* RECORDS FOR THIS TASK *
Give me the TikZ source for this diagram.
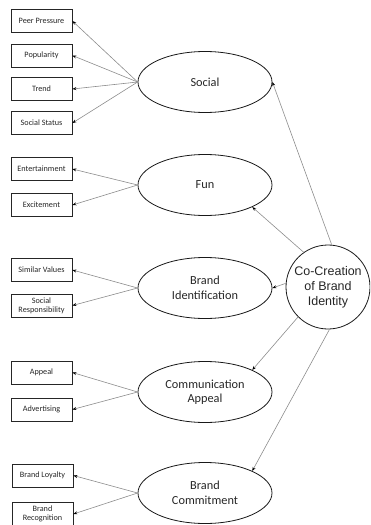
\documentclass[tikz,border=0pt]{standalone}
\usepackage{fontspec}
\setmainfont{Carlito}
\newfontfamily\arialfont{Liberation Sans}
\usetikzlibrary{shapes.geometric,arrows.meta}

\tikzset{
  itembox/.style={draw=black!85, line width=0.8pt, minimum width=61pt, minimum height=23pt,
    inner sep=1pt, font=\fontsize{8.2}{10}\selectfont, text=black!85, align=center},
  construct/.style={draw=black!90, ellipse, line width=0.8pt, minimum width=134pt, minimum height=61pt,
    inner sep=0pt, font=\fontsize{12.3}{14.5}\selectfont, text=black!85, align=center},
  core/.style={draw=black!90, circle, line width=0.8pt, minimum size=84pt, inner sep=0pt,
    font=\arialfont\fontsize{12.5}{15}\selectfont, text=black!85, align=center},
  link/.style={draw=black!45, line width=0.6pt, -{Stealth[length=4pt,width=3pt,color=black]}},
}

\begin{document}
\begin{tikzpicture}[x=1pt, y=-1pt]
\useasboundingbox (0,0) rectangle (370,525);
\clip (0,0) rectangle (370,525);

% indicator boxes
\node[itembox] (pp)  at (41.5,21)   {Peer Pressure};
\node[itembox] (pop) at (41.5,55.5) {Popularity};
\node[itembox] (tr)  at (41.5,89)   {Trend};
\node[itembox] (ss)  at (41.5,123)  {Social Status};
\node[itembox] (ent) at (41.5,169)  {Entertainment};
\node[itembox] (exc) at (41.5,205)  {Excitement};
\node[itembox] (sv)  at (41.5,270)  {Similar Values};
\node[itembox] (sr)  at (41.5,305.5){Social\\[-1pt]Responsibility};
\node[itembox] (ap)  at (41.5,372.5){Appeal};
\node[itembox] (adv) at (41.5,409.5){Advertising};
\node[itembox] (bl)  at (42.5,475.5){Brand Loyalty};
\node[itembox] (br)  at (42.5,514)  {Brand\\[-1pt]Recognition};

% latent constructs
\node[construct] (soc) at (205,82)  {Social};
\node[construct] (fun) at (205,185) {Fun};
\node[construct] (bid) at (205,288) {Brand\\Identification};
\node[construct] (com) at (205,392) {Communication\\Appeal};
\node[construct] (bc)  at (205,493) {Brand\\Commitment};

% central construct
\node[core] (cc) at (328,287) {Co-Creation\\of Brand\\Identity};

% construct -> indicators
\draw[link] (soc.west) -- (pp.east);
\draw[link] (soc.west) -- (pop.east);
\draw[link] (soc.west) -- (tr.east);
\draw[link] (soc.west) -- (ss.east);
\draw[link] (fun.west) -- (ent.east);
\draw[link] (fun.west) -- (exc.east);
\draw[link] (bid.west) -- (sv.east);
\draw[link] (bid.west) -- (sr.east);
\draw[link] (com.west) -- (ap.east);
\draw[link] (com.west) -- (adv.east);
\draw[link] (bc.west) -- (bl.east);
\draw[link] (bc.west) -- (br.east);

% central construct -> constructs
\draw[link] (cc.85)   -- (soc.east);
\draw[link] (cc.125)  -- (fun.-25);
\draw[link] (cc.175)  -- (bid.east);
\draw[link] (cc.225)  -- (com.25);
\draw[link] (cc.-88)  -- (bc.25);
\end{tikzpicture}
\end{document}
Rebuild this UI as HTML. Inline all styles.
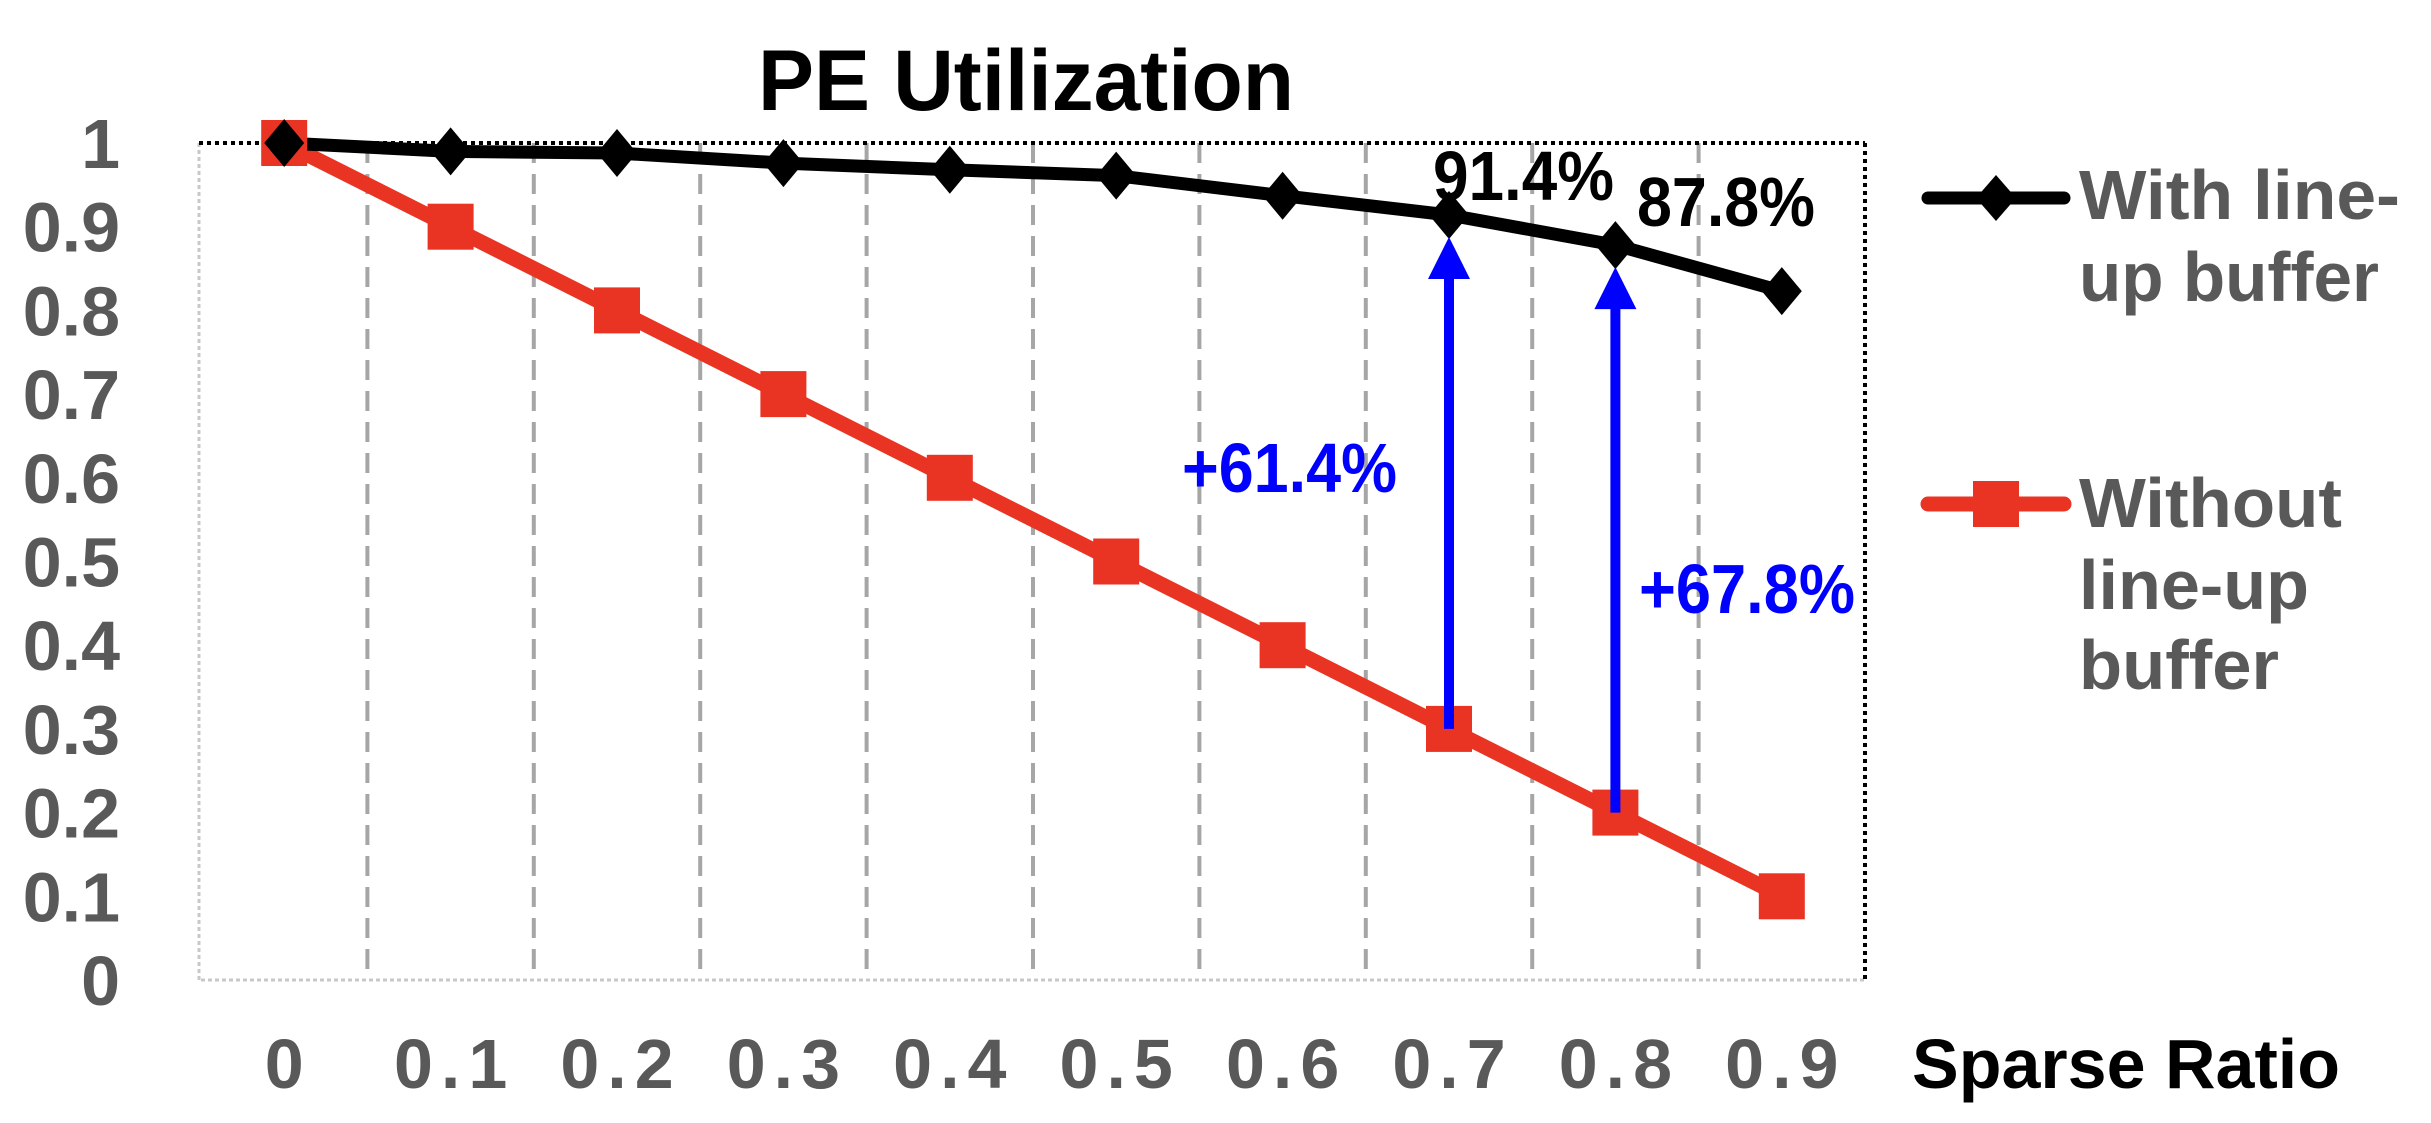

* TASK OBJECTIVE *
Return the listing above in full and without alteration, excluding its pictures.

* THE ANSWER *
Give me the TikZ source for this diagram.
\documentclass[tikz,border=0pt]{standalone}
\usepackage{fontspec}
\setmainfont{Carlito}
\newfontfamily\arialfont{Liberation Sans}
\usetikzlibrary{shapes.geometric,arrows.meta}

\tikzset{
  itembox/.style={draw=black!85, line width=0.8pt, minimum width=61pt, minimum height=23pt,
    inner sep=1pt, font=\fontsize{8.2}{10}\selectfont, text=black!85, align=center},
  construct/.style={draw=black!90, ellipse, line width=0.8pt, minimum width=134pt, minimum height=61pt,
    inner sep=0pt, font=\fontsize{12.3}{14.5}\selectfont, text=black!85, align=center},
  core/.style={draw=black!90, circle, line width=0.8pt, minimum size=84pt, inner sep=0pt,
    font=\arialfont\fontsize{12.5}{15}\selectfont, text=black!85, align=center},
  link/.style={draw=black!45, line width=0.6pt, -{Stealth[length=4pt,width=3pt,color=black]}},
}

\begin{document}
\begin{tikzpicture}[x=1pt, y=-1pt]
\useasboundingbox (0,0) rectangle (370,525);
\clip (0,0) rectangle (370,525);

% indicator boxes
\node[itembox] (pp)  at (41.5,21)   {Peer Pressure};
\node[itembox] (pop) at (41.5,55.5) {Popularity};
\node[itembox] (tr)  at (41.5,89)   {Trend};
\node[itembox] (ss)  at (41.5,123)  {Social Status};
\node[itembox] (ent) at (41.5,169)  {Entertainment};
\node[itembox] (exc) at (41.5,205)  {Excitement};
\node[itembox] (sv)  at (41.5,270)  {Similar Values};
\node[itembox] (sr)  at (41.5,305.5){Social\\[-1pt]Responsibility};
\node[itembox] (ap)  at (41.5,372.5){Appeal};
\node[itembox] (adv) at (41.5,409.5){Advertising};
\node[itembox] (bl)  at (42.5,475.5){Brand Loyalty};
\node[itembox] (br)  at (42.5,514)  {Brand\\[-1pt]Recognition};

% latent constructs
\node[construct] (soc) at (205,82)  {Social};
\node[construct] (fun) at (205,185) {Fun};
\node[construct] (bid) at (205,288) {Brand\\Identification};
\node[construct] (com) at (205,392) {Communication\\Appeal};
\node[construct] (bc)  at (205,493) {Brand\\Commitment};

% central construct
\node[core] (cc) at (328,287) {Co-Creation\\of Brand\\Identity};

% construct -> indicators
\draw[link] (soc.west) -- (pp.east);
\draw[link] (soc.west) -- (pop.east);
\draw[link] (soc.west) -- (tr.east);
\draw[link] (soc.west) -- (ss.east);
\draw[link] (fun.west) -- (ent.east);
\draw[link] (fun.west) -- (exc.east);
\draw[link] (bid.west) -- (sv.east);
\draw[link] (bid.west) -- (sr.east);
\draw[link] (com.west) -- (ap.east);
\draw[link] (com.west) -- (adv.east);
\draw[link] (bc.west) -- (bl.east);
\draw[link] (bc.west) -- (br.east);

% central construct -> constructs
\draw[link] (cc.85)   -- (soc.east);
\draw[link] (cc.125)  -- (fun.-25);
\draw[link] (cc.175)  -- (bid.east);
\draw[link] (cc.225)  -- (com.25);
\draw[link] (cc.-88)  -- (bc.25);
\end{tikzpicture}
\end{document}
Rebuild this UI as HTML. Inline all styles.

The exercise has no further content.